## BEGIN

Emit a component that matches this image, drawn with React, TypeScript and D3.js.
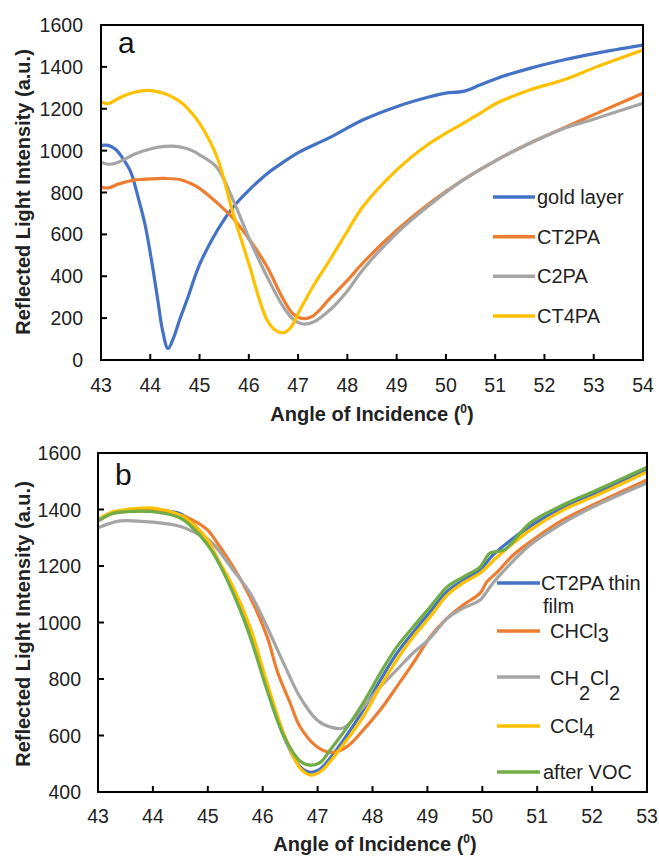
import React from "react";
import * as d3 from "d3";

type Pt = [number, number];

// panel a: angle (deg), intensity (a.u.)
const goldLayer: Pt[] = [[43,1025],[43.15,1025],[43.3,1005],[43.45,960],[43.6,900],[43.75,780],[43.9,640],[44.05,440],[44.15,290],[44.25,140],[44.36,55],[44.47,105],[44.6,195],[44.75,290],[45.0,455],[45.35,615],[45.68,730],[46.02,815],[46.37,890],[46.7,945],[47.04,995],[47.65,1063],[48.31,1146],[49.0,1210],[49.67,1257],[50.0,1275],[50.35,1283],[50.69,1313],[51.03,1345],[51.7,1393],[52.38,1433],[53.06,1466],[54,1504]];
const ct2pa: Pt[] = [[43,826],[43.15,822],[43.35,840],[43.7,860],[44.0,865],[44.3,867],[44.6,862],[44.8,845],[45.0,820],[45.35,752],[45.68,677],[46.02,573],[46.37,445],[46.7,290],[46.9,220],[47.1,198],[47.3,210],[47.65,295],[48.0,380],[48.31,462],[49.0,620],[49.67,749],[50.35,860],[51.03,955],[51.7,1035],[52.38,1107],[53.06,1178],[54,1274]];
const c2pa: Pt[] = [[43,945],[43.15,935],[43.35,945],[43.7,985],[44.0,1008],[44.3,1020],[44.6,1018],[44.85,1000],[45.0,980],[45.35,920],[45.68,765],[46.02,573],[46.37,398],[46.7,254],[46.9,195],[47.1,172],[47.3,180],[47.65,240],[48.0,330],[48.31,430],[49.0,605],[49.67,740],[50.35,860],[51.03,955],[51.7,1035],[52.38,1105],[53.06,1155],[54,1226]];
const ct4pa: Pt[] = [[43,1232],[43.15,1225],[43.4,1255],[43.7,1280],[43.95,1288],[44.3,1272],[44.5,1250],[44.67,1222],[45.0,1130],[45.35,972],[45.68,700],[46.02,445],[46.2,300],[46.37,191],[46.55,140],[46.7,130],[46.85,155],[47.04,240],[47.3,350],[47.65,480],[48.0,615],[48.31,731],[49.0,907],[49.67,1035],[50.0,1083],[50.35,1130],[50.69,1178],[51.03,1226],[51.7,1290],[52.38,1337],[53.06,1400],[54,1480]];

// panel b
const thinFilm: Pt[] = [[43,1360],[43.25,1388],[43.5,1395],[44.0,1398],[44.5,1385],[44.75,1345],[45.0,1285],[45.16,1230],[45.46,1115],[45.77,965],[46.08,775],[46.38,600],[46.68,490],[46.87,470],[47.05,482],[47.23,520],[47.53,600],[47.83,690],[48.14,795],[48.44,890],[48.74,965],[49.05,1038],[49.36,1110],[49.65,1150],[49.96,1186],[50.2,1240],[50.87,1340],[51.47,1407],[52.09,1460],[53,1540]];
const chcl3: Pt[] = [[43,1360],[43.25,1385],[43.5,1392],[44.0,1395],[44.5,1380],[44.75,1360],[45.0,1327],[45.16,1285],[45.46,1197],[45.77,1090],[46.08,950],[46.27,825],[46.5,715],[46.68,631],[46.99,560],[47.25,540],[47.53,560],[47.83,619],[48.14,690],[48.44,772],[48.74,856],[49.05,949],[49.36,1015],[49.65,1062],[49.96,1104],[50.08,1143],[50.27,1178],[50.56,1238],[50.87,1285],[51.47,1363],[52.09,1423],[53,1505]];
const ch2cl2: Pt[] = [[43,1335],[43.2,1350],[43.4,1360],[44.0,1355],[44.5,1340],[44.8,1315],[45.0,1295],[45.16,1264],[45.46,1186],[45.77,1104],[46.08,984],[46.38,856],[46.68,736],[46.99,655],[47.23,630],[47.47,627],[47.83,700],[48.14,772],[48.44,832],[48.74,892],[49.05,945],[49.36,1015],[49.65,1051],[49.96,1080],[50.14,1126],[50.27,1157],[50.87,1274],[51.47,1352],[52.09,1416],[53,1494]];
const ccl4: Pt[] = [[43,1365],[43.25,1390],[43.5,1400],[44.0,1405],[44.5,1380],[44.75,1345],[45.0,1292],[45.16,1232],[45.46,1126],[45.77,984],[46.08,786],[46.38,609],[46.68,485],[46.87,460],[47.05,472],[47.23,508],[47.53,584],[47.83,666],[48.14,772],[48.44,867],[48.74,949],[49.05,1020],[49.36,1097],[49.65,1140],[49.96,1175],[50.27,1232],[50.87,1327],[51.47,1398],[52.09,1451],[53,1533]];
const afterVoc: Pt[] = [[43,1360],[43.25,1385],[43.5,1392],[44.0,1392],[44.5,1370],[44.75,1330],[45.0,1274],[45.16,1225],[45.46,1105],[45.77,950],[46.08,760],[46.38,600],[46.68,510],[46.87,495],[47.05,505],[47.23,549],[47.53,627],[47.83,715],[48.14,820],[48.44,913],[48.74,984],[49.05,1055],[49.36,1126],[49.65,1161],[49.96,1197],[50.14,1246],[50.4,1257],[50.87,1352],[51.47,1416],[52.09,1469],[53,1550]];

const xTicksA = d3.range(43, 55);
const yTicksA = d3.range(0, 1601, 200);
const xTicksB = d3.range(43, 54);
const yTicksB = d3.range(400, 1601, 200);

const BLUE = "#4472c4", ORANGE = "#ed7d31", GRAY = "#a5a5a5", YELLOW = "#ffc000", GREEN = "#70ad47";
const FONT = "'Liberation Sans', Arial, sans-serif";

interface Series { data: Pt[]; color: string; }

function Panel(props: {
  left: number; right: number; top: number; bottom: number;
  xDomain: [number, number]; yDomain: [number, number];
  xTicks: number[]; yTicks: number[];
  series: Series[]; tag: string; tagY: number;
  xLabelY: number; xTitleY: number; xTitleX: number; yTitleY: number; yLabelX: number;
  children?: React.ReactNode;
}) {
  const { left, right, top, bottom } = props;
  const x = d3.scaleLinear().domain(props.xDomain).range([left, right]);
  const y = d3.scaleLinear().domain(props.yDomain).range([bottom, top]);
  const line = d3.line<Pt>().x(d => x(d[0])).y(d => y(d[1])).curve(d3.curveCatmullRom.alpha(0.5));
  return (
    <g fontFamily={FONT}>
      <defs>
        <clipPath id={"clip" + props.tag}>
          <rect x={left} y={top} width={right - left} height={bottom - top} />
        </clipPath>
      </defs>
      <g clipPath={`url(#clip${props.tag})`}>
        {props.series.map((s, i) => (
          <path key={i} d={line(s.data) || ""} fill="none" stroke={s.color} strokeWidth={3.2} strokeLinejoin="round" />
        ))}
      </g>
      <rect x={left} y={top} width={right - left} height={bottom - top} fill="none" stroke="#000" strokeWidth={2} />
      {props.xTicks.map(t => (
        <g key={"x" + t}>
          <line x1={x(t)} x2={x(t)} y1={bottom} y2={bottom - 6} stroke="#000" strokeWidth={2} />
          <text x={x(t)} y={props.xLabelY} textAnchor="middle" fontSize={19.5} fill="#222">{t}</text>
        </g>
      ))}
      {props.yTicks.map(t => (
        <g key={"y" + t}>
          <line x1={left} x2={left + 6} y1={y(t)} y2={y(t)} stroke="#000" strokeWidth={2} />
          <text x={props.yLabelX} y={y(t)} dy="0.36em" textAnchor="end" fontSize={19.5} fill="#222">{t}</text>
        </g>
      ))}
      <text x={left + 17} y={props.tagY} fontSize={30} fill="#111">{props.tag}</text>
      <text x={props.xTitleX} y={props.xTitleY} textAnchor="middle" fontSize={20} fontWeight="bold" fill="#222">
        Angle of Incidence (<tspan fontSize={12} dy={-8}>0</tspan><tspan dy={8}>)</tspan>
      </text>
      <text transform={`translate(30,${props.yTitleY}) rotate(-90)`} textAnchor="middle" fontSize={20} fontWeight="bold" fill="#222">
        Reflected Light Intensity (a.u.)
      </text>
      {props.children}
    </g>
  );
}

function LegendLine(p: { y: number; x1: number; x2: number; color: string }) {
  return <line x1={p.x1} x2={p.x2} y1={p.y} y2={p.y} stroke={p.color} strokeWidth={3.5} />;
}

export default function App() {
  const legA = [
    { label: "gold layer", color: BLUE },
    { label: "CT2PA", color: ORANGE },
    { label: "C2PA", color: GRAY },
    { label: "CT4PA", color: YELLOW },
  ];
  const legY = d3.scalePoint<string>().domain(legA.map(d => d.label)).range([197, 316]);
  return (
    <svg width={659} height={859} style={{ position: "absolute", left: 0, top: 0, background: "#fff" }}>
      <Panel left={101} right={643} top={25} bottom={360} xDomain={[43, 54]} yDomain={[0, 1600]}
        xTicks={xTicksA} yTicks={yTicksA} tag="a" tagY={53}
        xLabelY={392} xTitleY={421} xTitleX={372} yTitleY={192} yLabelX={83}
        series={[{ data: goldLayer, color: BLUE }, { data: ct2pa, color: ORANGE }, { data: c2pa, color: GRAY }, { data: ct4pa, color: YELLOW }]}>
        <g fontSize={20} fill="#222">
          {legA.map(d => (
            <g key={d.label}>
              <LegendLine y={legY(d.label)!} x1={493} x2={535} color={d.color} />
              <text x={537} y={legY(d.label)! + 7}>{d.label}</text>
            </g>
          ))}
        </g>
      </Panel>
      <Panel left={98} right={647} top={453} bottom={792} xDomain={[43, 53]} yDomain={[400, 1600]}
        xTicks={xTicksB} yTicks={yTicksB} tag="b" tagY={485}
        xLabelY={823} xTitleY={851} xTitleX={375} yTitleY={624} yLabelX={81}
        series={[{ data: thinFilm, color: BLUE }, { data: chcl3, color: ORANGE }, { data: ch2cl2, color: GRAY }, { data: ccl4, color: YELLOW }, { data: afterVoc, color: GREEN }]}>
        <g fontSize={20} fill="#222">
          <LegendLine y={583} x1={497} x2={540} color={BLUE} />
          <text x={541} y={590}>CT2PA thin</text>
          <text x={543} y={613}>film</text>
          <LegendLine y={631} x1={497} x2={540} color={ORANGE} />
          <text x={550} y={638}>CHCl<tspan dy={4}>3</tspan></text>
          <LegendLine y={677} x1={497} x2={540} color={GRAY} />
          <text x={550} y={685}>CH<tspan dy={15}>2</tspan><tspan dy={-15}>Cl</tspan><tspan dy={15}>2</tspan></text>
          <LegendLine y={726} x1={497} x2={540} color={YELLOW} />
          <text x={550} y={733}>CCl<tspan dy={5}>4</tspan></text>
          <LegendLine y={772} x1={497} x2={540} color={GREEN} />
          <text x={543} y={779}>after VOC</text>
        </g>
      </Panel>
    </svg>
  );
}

## END

- AIM OF THE TASK -
Write out exactly the lines between the start of the data and the line with "type Pt = [number, number];", including both, but none of the pictures.

- FINISHED ANSWER -
Emit a component that matches this image, drawn with React, TypeScript and D3.js.
import React from "react";
import * as d3 from "d3";

type Pt = [number, number];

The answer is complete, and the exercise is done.